Language Reference


SAMPLE Function

SAMPLE (x <, n> <, method> <, prob> );

The SAMPLE function generates a random sample of the elements of x. The function can sample from x with replacement or without replacement. The function can sample from x with equal probability or with unequal probability.

The arguments are as follows:

x

is a matrix that specifies the sample space. That is, the sample is drawn from the elements of x.

n

specifies the number of times to sample. The argument can be a scalar or a two-element vector.

  • If this argument is omitted, then the number of elements of x is used.

  • If n is a scalar, then it represents the sample size, which is the number of independent draws from the population. This value determines the number of columns in the output matrix.

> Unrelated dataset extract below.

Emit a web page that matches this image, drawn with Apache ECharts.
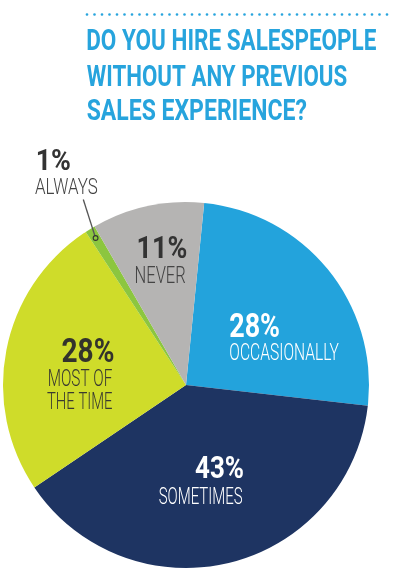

  • If n is a two-element vector, the first element represents the sample size. The second element specifies the number of samples, which is the number of rows in the output matrix. If the sampling is without replacement, then n[1] must be less than or equal to the number of elements in x.

method

is an optional argument that specifies how sampling is performed. The following are valid options:

"Replace"

specifies simple random sampling with replacement. This is the default value.

"NoReplace"

specifies simple random sampling without replacement. The elements in the samples might appear in the same order as in x.

"WOR"

specifies simple random sampling without replacement. After elements are randomly selected, their order is randomly permuted.

prob

is a vector with the same number of elements as x. The vector specifies the sampling probability for the elements of x. The SAMPLE function internally scales the elements of prob so that they sum to unity.

The SAMPLE function uses the random seed that is set by the RANDSEED function.

The prob argument specifies the probabilities that are used when sampling from x. When method is "Replace," the probabilities do not change during the sampling. However, when method is "NoReplace," the probabilities are renormalized after each selection.

For example, suppose that the element $x_ i, i=1\ldots n$ has probability $p_ i$ of being sampled, where $\Sigma _{i=1}^ n p_ i = 1$. If the element $x_1$ is selected in the first round of sampling, the remaining elements have the new probability $q_ i$ of being sampled during the second round, where $q_ i = p_ i / (\Sigma _{j=2}^ n p_ j)$ and $i=2\ldots n$.

The following statements use three different methods to choose a sample from the integers 1–5:

x = 1:5;
call randseed(12345);
s1 = sample(x);
s2 = sample(x, 5, "Replace", {0.6 0.1 0.0 0.1 0.2});
s3 = sample(x, 3, "NoReplace");
print s1, s2, s3;

Figure 25.356: Random Samples

s1
3 5 3 5 5

s2
1 5 1 1 2

s3
1 2 5